Kedua, salah kaprah terhadap makna literasi. Beberapa pihak salah kaprah terhadap istilah literasi. Mereka menganggap bahwa literasi itu cukup bisa membaca, menghitung, dan menulis. Padahal tidak begitu. Literasi itu adalah memahami yang tersurat maupun tersirat dari apa yang tertera di tulisan. Akibat kesalahpahaman itu, muncul beberapa program yang tidak tepat sasaran. Contoh: untuk meningkatkan literasi siswa, guru meminta siswa membaca 15 menit sebelum KBM. Siswa hanya disuruh membaca, tapi tidak menindaklanjuti apakah siswa memahami yang ia baca. Jadi tidak ada gunanya.
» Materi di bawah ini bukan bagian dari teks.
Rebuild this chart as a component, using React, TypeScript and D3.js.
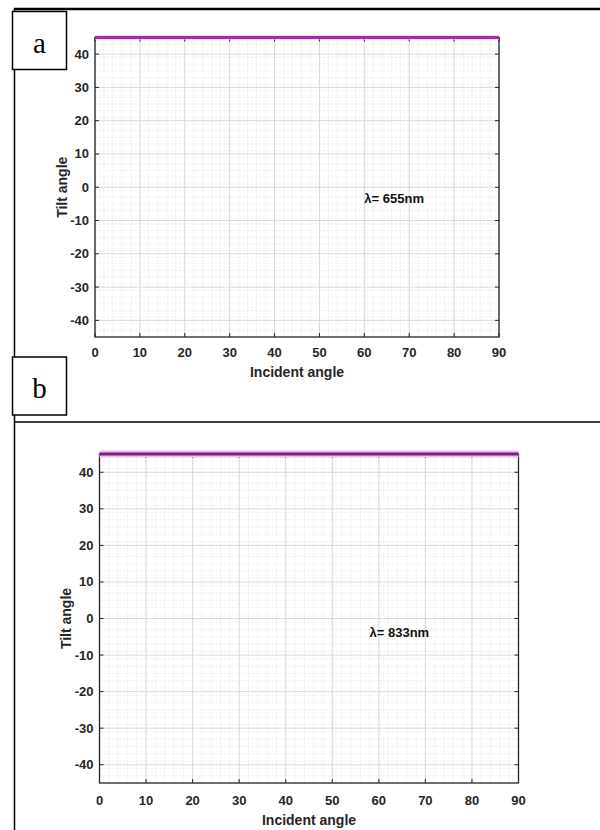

Ketiga, pemerintah kurang inovatif. Seharusnya Pemda Dompu belajar dari beberapa kabupaten dan kota yang maju literasinya. Kabupaten Magelang, misalnya, memprogramkan perpustakaan desa. 1 desa 1 perpustakaan. Pemda Dompu harus inovatif. Kalau ada yang bilang keterbatasan anggaran, bagaimana? Kabupaten dan kota lain juga terbatas anggarannya, tapi mereka punya program pengembangan literasi. Intinya, ada pada inovasi. Kalau tidak inovatif, ya, jangan jadi pemimpin dan pelayan rakyat. Semboyan “Nggahi Rawi Pahu” harus diwujudkan untuk mengembangkan literasi. Jangan hanya wacana.

Saya kira cukup tiga penyebab itu dulu. Lantas, solusinya bagaimana? Lakukan afirmasi positif dari ketiga persoalan di atas. Saya bersedia tanpa dibayar untuk membantu Pemda Dompu mengembangkan literasi. Tapi apakah harus saya? Tidak harus. Ada beberapa penulis yang tinggal di Dompu yang bisa diminta kontribusinya untuk meningkatkan literasi di Dompu. Ayo!